Why I Can’t Get Behind Mother’s Day
This weekend I spent a lot of time with my daughters walking around town. Every single store, it seemed, had a sign out explaining why its wares were perfect for Mother’s Day. Ugh. Mother’s Day. So not my favorite holiday.
I never really cared much one way or the other. My own mother wasn’t terribly interested in the holiday. I distinctly remember the first year I grew to loathe Mother’s Day. I was at church and one of the families had done this super nice thing of buying flowers for every mother and handing them to the mothers as they walked out. I wasn’t yet a mother but I thought the flower idea was super nice. Except for the friend who had just miscarried her baby and was distraught about it. She burst into tears. Then I started looking around and realizing that Mother’s Day can be something of a horrific day for other women, too.
I mean, in my case, I am very close to my mother and I have a great relationship with my children (possibly due to the fact that they’re nowhere near their teenage years). But I have friends and acquaintances who were abandoned by their mothers, or who lost their children to Child Protective Services back when they were drinking or drugging, before they got clean. There are the women struggling with infertility and the women whose children are estranged for one reason or another. Maybe they’ve just never found the right partner for childbearing. For them, this can be a rough day. A 24-hour reminder of perceived or real failure on their part.

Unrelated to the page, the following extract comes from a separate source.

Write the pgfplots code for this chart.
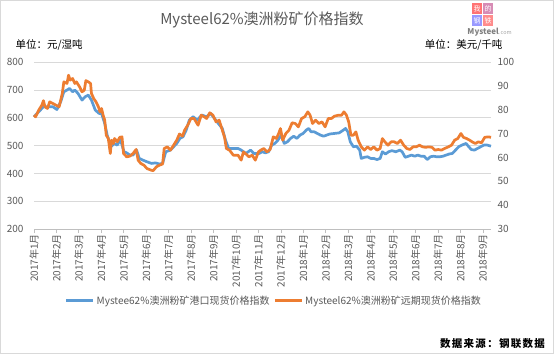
\documentclass[border=0pt]{standalone}
\usepackage{pgfplots}
\pgfplotsset{compat=1.18}
\usepackage{fontspec}
\setmainfont{Noto Sans CJK SC}
\newfontfamily\srcfont[LetterSpace=12]{Noto Sans CJK SC}
\definecolor{sblue}{HTML}{5B9BD5}
\definecolor{sorange}{HTML}{ED7D31}
\definecolor{gridgray}{HTML}{D9D9D9}
\definecolor{tickgray}{HTML}{595959}
\definecolor{axgray}{HTML}{BFBFBF}
\begin{document}
\begin{tikzpicture}[x=1pt,y=1pt]
\useasboundingbox (0,0) rectangle (554,354);
\fill[white] (0,0) rectangle (554,354);
\draw[color=gridgray, line width=1pt] (0.5,0.5) rectangle (553.5,353.5);
% title and units
\node[font=\fontsize{15}{17}\selectfont, color=tickgray] at (262,334) {Mysteel62\%澳洲粉矿价格指数};
\node[font=\fontsize{10.5}{12}\selectfont, anchor=west] at (12,309) {单位：元/湿吨};
\node[font=\fontsize{10.5}{12}\selectfont, anchor=east] at (506,309) {单位：美元/千吨};
% logo
\fill[red!55!white] (472,340) rectangle (482,351);
\fill[blue!35!red!45!white] (483,340) rectangle (493,351);
\fill[blue!40!white] (472,328) rectangle (482,339);
\fill[red!45!white] (483,328) rectangle (493,339);
\node[font=\fontsize{7}{8}\selectfont, white] at (477,345.5) {我};
\node[font=\fontsize{7}{8}\selectfont, white] at (488,345.5) {的};
\node[font=\fontsize{7}{8}\selectfont, white] at (477,333.5) {钢};
\node[font=\fontsize{7}{8}\selectfont, white] at (488,333.5) {铁};
\node[font=\fontsize{8}{9}\selectfont\bfseries, color=gray, anchor=east, inner sep=0pt] at (499,322) {Mysteel};
\node[font=\fontsize{5.5}{6}\selectfont, color=gray!70, anchor=west, inner sep=0pt] at (499,321) {.com};
% source
\node[font=\fontsize{10.5}{12}\srcfont\bfseries, anchor=east, inner sep=0pt] at (545,10) {数据来源：钢联数据};
\begin{axis}[
  at={(34pt,125pt)}, anchor=south west,
  scale only axis, width=457pt, height=166.7pt,
  xmin=0, xmax=20.36, ymin=200, ymax=800,
  ytick={200,300,...,800},
  xtick={0,...,20},
  xticklabels={2017年1月,2017年2月,2017年3月,2017年4月,2017年5月,2017年6月,2017年7月,2017年8月,2017年9月,2017年10月,2017年11月,2017年12月,2018年1月,2018年2月,2018年3月,2018年4月,2018年5月,2018年6月,2018年7月,2018年8月,2018年9月},
  axis x line*=bottom, axis y line*=left,
  x axis line style={color=axgray, line width=0.8pt, -},
  y axis line style={draw=none},
  ymajorgrids, grid style={color=gridgray, line width=0.8pt},
  ytick style={draw=none},
  xtick style={color=axgray, line width=0.8pt},
  major tick length=4pt,
  tick align=outside,
  /pgf/number format/assume math mode=true,
  yticklabel style={font=\fontsize{10}{12}\selectfont, color=tickgray, xshift=-3pt},
  xticklabel style={font=\fontsize{10}{12}\selectfont, color=tickgray, rotate=90, anchor=east, inner sep=1pt},
  clip=false
]
\addplot[color=sblue, line width=2.7pt, line join=round] coordinates {
(0,604)(0.21,622)(0.42,640)(0.63,640)(0.84,640)(1.02,630)(1.19,658)(1.33,694)(1.47,700)(1.58,706)(1.72,694)(1.82,700)(1.96,688)(2.14,664)(2.28,676)(2.42,682)(2.56,664)(2.73,628)(2.90,616)(3.01,616)(3.15,580)(3.26,538)(3.43,496)(3.57,508)(3.71,502)(3.85,522)(4.01,478)(4.13,474)(4.27,466)(4.41,466)(4.57,484)(4.69,454)(4.85,448)(5.03,442)(5.24,436)(5.41,438)(5.59,434)(5.73,436)(5.87,478)(6.08,484)(6.22,496)(6.36,508)(6.50,526)(6.64,532)(6.78,556)(6.92,592)(7.09,604)(7.27,592)(7.48,610)(7.69,604)(7.87,616)(8.04,598)(8.21,580)(8.39,562)(8.53,520)(8.67,490)(8.88,490)(9.09,490)(9.23,484)(9.44,472)(9.65,484)(9.79,472)(10.03,472)(10.17,478)(10.31,474)(10.45,478)(10.59,502)(10.73,508)(10.87,520)(11.01,538)(11.15,508)(11.29,514)(11.43,526)(11.57,534)(11.71,526)(11.85,538)(11.99,544)(12.13,556)(12.24,562)(12.34,550)(12.48,550)(12.62,544)(12.76,538)(12.90,534)(13.04,538)(13.18,542)(13.39,544)(13.60,546)(13.78,556)(13.88,562)(13.98,550)(14.09,514)(14.23,496)(14.37,498)(14.51,484)(14.58,454)(14.72,458)(14.86,460)(15.00,454)(15.14,454)(15.28,450)(15.42,454)(15.52,478)(15.66,470)(15.80,478)(15.94,482)(16.12,478)(16.30,484)(16.40,478)(16.54,458)(16.68,462)(16.82,466)(16.96,462)(17.10,466)(17.24,462)(17.38,462)(17.52,450)(17.66,460)(17.80,462)(17.94,460)(18.08,460)(18.22,462)(18.36,466)(18.50,470)(18.64,472)(18.78,484)(18.92,496)(19.06,502)(19.25,508)(19.35,498)(19.48,486)(19.62,484)(19.76,490)(19.90,496)(20.04,502)(20.20,502)(20.36,498)
};
\end{axis}
\begin{axis}[
  at={(34pt,125pt)}, anchor=south west,
  scale only axis, width=457pt, height=166.7pt,
  xmin=0, xmax=20.36, ymin=30, ymax=100,
  ytick={30,40,...,100},
  axis x line=none, axis y line*=right,
  y axis line style={draw=none},
  ytick style={draw=none},
  /pgf/number format/assume math mode=true,
  yticklabel style={font=\fontsize{10}{12}\selectfont, color=tickgray, xshift=3pt},
  legend columns=2,
  legend style={draw=none, fill=none, at={(axis description cs:0.525,-0.43)}, anchor=center, font=\fontsize{10}{12}\selectfont, text=tickgray, /tikz/every even column/.append style={column sep=2pt}},
  legend image code/.code={\draw[#1, line width=2.7pt] (0pt,0pt) -- (27pt,0pt);},
  clip=false
]
\addlegendimage{color=sblue, line width=2.7pt}
\addlegendentry{Mystee62\%澳洲粉矿港口现货价格指数}
\addplot[color=sorange, line width=2.7pt, line join=round] coordinates {
(0,77.8)(0.07,77.1)(0.21,79.9)(0.35,82.0)(0.42,83.9)(0.49,81.3)(0.60,80.6)(0.70,83.4)(0.84,82.7)(0.98,82.0)(1.12,81.3)(1.26,86.9)(1.33,91.8)(1.47,91.1)(1.54,94.6)(1.61,92.5)(1.72,93.2)(1.82,91.1)(1.89,91.8)(2.03,89.7)(2.14,87.6)(2.24,88.3)(2.31,92.3)(2.42,91.8)(2.52,91.1)(2.56,86.9)(2.66,84.8)(2.76,83.4)(2.87,81.3)(2.94,79.2)(3.01,80.6)(3.08,77.8)(3.15,75.7)(3.22,69.4)(3.31,68.0)(3.40,61.7)(3.45,67.3)(3.54,65.9)(3.59,68.0)(3.71,66.6)(3.82,68.5)(3.92,68.7)(3.99,61.7)(4.13,60.3)(4.27,60.6)(4.41,61.7)(4.55,63.4)(4.64,58.9)(4.76,57.5)(4.90,56.8)(5.03,55.4)(5.22,54.7)(5.31,54.5)(5.45,56.1)(5.59,56.8)(5.73,57.3)(5.80,63.8)(5.94,64.5)(6.08,63.1)(6.22,65.2)(6.36,67.3)(6.48,69.9)(6.62,69.0)(6.71,71.5)(6.85,73.6)(6.99,76.4)(7.13,76.4)(7.31,73.6)(7.45,77.8)(7.59,77.1)(7.69,76.4)(7.83,78.8)(7.97,77.8)(8.11,75.0)(8.25,75.7)(8.39,71.5)(8.49,68.5)(8.57,63.8)(8.71,63.1)(8.88,61.0)(9.09,61.0)(9.23,58.9)(9.33,62.4)(9.44,61.5)(9.58,60.3)(9.72,61.0)(9.86,58.9)(10.0,62.4)(10.10,63.1)(10.24,63.8)(10.38,62.4)(10.52,63.4)(10.66,68.7)(10.80,68.0)(10.90,70.1)(10.98,72.2)(11.08,67.3)(11.22,70.1)(11.36,71.5)(11.50,74.6)(11.64,74.3)(11.78,72.9)(11.92,76.4)(12.06,77.1)(12.20,79.2)(12.30,77.8)(12.41,74.3)(12.55,75.7)(12.69,74.3)(12.83,75.0)(12.97,72.9)(13.11,76.4)(13.25,76.4)(13.39,77.4)(13.56,77.8)(13.70,77.8)(13.81,79.2)(13.92,77.8)(14.02,75.0)(14.12,69.4)(14.23,69.4)(14.34,70.8)(14.44,67.3)(14.58,64.5)(14.72,63.1)(14.86,64.5)(15.00,63.4)(15.14,64.5)(15.28,63.1)(15.42,63.8)(15.52,68.0)(15.63,66.6)(15.77,65.2)(15.91,66.6)(16.05,66.6)(16.19,65.9)(16.33,67.3)(16.47,65.2)(16.61,63.8)(16.75,63.4)(16.89,64.5)(17.03,64.5)(17.17,65.2)(17.31,64.5)(17.45,64.3)(17.59,64.5)(17.73,64.3)(17.87,63.1)(18.01,63.4)(18.15,63.1)(18.29,63.8)(18.46,64.5)(18.60,65.2)(18.74,67.3)(18.88,68.0)(19.02,70.1)(19.13,68.5)(19.27,68.0)(19.41,67.3)(19.52,66.6)(19.66,65.9)(19.80,66.6)(19.94,66.2)(20.08,68.5)(20.25,68.7)(20.36,68.5)
};
\addlegendentry{Mysteel62\%澳洲粉矿远期现货价格指数}
\end{axis}
\end{tikzpicture}
\end{document}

A friend of mine was mentioning that her own mother used to buy an over-the-top saccharine-sweet Mother’s Day card for the grandmother as a way of reminding said grandmother that she was really lackluster in the parenting department. Ooft. I don’t even know where to begin with psychoanalyzing that one.
The commercial version presented to us is of idealized families eating a brunch complete with perfectly poached eggs. And, in truth, this might describe my Mother’s Day last year. My in-laws were in town and we all went to brunch at a great restaurant. The children didn’t set the restaurant on fire, so we all considered it a success.
But I have other complaints about Mother’s Day. I’ve noticed that it seems to be celebrated most by people who simply do a bad job of showing appreciation the rest of the year. I have all these friends or colleagues who are frenzied and freaked out the week before Mother’s Day, worried about disappointing their mother if they don’t get a huge bouquet or perfect gift. I used to think it was kind of weird that the mothers put that much pressure on their kids. Then I realized that this whole dynamic was because the mothers genuinely felt under-appreciated while their children genuinely acknowledged that they’d been ungrateful. I have a friend whose mother wouldn’t talk to him for days because even though he flew cross-country to be with her on Mother’s Day, he arrived empty handed. My friend’s father acted disgusted. Because there were no flowers or chocolates. Three days later they had a knock-down, drag out fight about it.
In my family, I know my parents feel completely appreciated. Ergo, Mother’s and Father’s Day are not big deals. Frankly, I think it’s something of a cop out to give your long-suffering mother a flower arrangement as if that makes up for not calling her throughout the year or generally being an asshole to her. And yes, of course I’d be demanding these things if I felt my husband and children weren’t genuinely appreciative of what I do for them.
I know, I know, I’m over-thinking this holiday. And you’re going to go take your mother to brunch and your children are going to make you an awesome breakfast in bed. And that’s cool. Mothers can always use more appreciation. Let’s just remember to appreciate our mothers the rest of the year, too, and to encourage our children to love and respect their parents come January. But also, let’s keep in mind that for many women, this is not a day of celebration. Or, at the very least, it’s a day tinged with some sadness, too.